After a couple of hours, it was like a foggy morning in San Francisco in there, and the camera assistants were going through what I imagine was a week’s worth of canned air by blowing off the cameras every few minutes in an attempt to keep them dust free enough to work.

Everything was coated with dust – even though I was wearing one of those paper masks, I still tasted dust and felt grit between my teeth. Although it was hot, I probably didn’t drink enough water because that would have meant taking the mask away from my face, which would have meant ingesting extra dirt.

After lunch, there was some attempt to control the dust by sending two guys around to spray the floor with water from those 2 gallon portable garden misters, but that did nothing to help.

Even after having had the world’s longest shower, I still taste it. I think my lungs are now coated with dust.

At least I had a mask, though. Our actress not only had to navigate the dirt floor in spike heels, but wasn’t able to wear a dust mask because of her makeup. By the end of the day she was really starting to cough.

And in case you were wondering, 100+ extras can really do some damage to the portable toilets. I went in there to pee and wash my hands before driving home and every single stall looked like a natural disaster.

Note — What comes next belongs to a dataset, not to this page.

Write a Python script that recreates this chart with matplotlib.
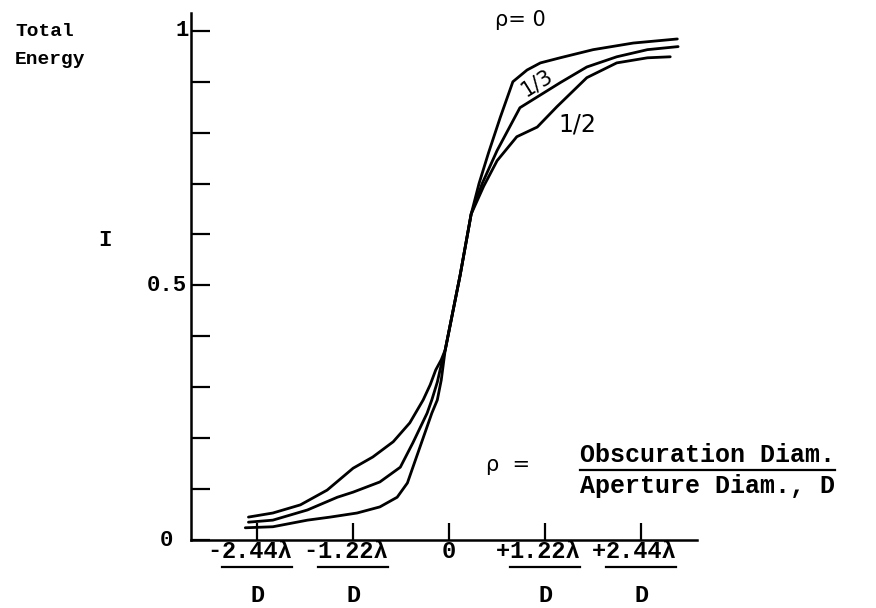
import numpy as np
import matplotlib.pyplot as plt
from matplotlib.transforms import blended_transform_factory

# x in units of lambda/D, y = total energy
x_rho0 = [-2.59, -2.24, -1.80, -1.51, -1.17, -0.88, -0.66, -0.53, -0.46, -0.34,
          -0.22, -0.15, -0.10, -0.05, 0.14, 0.28, 0.38, 0.50, 0.65, 0.81,
          0.99, 1.16, 1.41, 1.83, 2.34, 2.90]
y_rho0 = [0.024, 0.026, 0.039, 0.045, 0.053, 0.065, 0.084, 0.112, 0.143, 0.196,
          0.249, 0.275, 0.314, 0.373, 0.520, 0.640, 0.700, 0.760, 0.830, 0.900,
          0.923, 0.937, 0.947, 0.963, 0.976, 0.984]

x_rho13 = [-2.55, -2.24, -1.80, -1.42, -1.22, -0.88, -0.62, -0.46, -0.28, -0.22,
           -0.15, -0.10, -0.05, 0.14, 0.28, 0.42, 0.61, 0.90, 1.16, 1.41,
           1.75, 2.13, 2.52, 2.91]
y_rho13 = [0.035, 0.039, 0.059, 0.084, 0.094, 0.114, 0.143, 0.191, 0.249, 0.275,
           0.310, 0.344, 0.373, 0.520, 0.640, 0.700, 0.765, 0.849, 0.874, 0.898,
           0.929, 0.949, 0.963, 0.969]

x_rho12 = [-2.55, -2.24, -1.89, -1.55, -1.22, -0.97, -0.71, -0.50, -0.33, -0.24,
           -0.17, -0.10, -0.05, 0.14, 0.28, 0.44, 0.61, 0.86, 1.12, 1.37,
           1.63, 1.75, 2.13, 2.52, 2.81]
y_rho12 = [0.045, 0.053, 0.069, 0.098, 0.141, 0.163, 0.193, 0.230, 0.275, 0.305,
           0.334, 0.354, 0.373, 0.520, 0.640, 0.695, 0.745, 0.792, 0.811, 0.851,
           0.890, 0.908, 0.937, 0.947, 0.949]

xtick_pos = [-2.44, -1.22, 0, 1.22, 2.44]
xtick_sign = ['-', '-', '', '+', '+']
xtick_num = ['2.44λ', '1.22λ', '0', '1.22λ', '2.44λ']
ytick_pos = [0, 0.1, 0.2, 0.3, 0.4, 0.5, 0.6, 0.7, 0.8, 0.9, 1.0]
ylabel_pos = [0, 0.5, 1.0]
ylabel_txt = ['0', '0.5', '1']

mono = 'Liberation Mono'
sans = 'DejaVu Sans'

fig = plt.figure(figsize=(8.76, 6.08), dpi=100)
ax = fig.add_axes([191/876, 68/608, 506/876, 527/608])
ax.set_xlim(-3.28, 3.15)
ax.set_ylim(0, 1.035)

for xs, ys in [(x_rho0, y_rho0), (x_rho13, y_rho13), (x_rho12, y_rho12)]:
    ax.plot(xs, ys, color='black', lw=2.0, solid_joinstyle='round',
            solid_capstyle='round')

for s in ['top', 'right']:
    ax.spines[s].set_visible(False)
for s in ['left', 'bottom']:
    ax.spines[s].set_linewidth(1.8)

ax.set_yticks(ytick_pos)
ax.set_yticklabels([])
ax.set_xticks(xtick_pos)
ax.set_xticklabels([])
ax.tick_params(axis='y', direction='in', length=13.5, width=1.6)
ax.tick_params(axis='x', direction='in', length=12.5, width=1.6)

# y labels
ty = blended_transform_factory(fig.transFigure, ax.transData)
ylab_x = [173, 187, 189]
for yv, t, xp in zip(ylabel_pos, ylabel_txt, ylab_x):
    ax.text(xp/876, yv, t, transform=ty, ha='right', va='center',
            fontsize=16, family=mono, weight='bold')
fig.text(15/876, 1 - 32/608, 'Total', fontsize=14, family=mono, va='center',
         weight='bold')
fig.text(15/876, 1 - 60/608, 'Energy', fontsize=14, family=mono, va='center',
         weight='bold')
fig.text(98/876, 1 - 240/608, 'I', fontsize=16, family=mono, va='center',
         weight='bold')

# x labels as fractions
tx = blended_transform_factory(ax.transData, fig.transFigure)
fig.canvas.draw()
r = fig.canvas.get_renderer()
inv = fig.transFigure.inverted()
for xv, sg, num in zip(xtick_pos, xtick_sign, xtick_num):
    t = ax.text(xv, 1 - 551/608, num, transform=tx, ha='center', va='center',
                fontsize=17, family=mono, weight='bold')
    if num == '0':
        continue
    bb = t.get_window_extent(renderer=r)
    (x0, _), (x1, _) = inv.transform([[bb.x0, 0], [bb.x1, 0]])
    fig.text(x0, 1 - 551/608, sg, ha='right', va='center', fontsize=17,
             family=mono, weight='bold')
    fig.add_artist(plt.Line2D([x0, x1], [1 - 567/608] * 2, color='black', lw=1.6))
    ax.text(xv, 1 - 595/608, 'D', transform=tx, ha='center', va='center',
            fontsize=17, family=mono, weight='bold')

# curve labels
fig.text(520/876, 1 - 20/608, 'ρ= 0', ha='center', va='center', fontsize=15,
         family=sans)
fig.text(537/876, 1 - 83/608, '1/3', ha='center', va='center', fontsize=15,
         family=sans, rotation=32)
fig.text(577/876, 1 - 124/608, '1/2', ha='center', va='center', fontsize=17,
         family=sans)

# definition of rho
fig.text(508/876, 1 - 465/608, 'ρ  =', ha='center', va='center', fontsize=15,
         family=sans)
t = fig.text(580/876, 1 - 455/608, 'Obscuration Diam.', ha='left', va='center',
             fontsize=18, family=mono, weight='bold')
bb = t.get_window_extent(renderer=r)
(x0, _), (x1, _) = inv.transform([[bb.x0, 0], [bb.x1, 0]])
fig.add_artist(plt.Line2D([x0, x1], [1 - 470/608] * 2, color='black', lw=1.6))
fig.text(580/876, 1 - 486/608, 'Aperture Diam., D', ha='left', va='center',
         fontsize=18, family=mono, weight='bold')

fig.savefig('out.png', dpi=100)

I’m going to brush my teeth for the fourth time and go to bed.

Filed under: Work, , , , ,

5 Responses

  1. Dave2 says:

    If only you could brush away the horrible memories!


  2. Nathan says:

    I don’t mean to diminish the awfulness of your day in the dust, but just spend a day shooting in a live poultry shop. Yeah, the dust is all dry chicken shit.

    No fun at all.

  3. ironrailsironweights says:

    Is there such a thing as a porta-potty that is not a natural disaster?


  4. Charli says:

    They were filming “Private Practice” here in Santa Monica and their toilets were on a flatbed and they looked nice.

  5. Given enough time, and enough extras, any portapotty rig will turn into a Third World hellhole. I’ve been on jobs where the portapotties got so rank that I had to wander in seach of a bush to pee behind. That’s one advantage to being a guy — Lord knows what the female crew and extras did.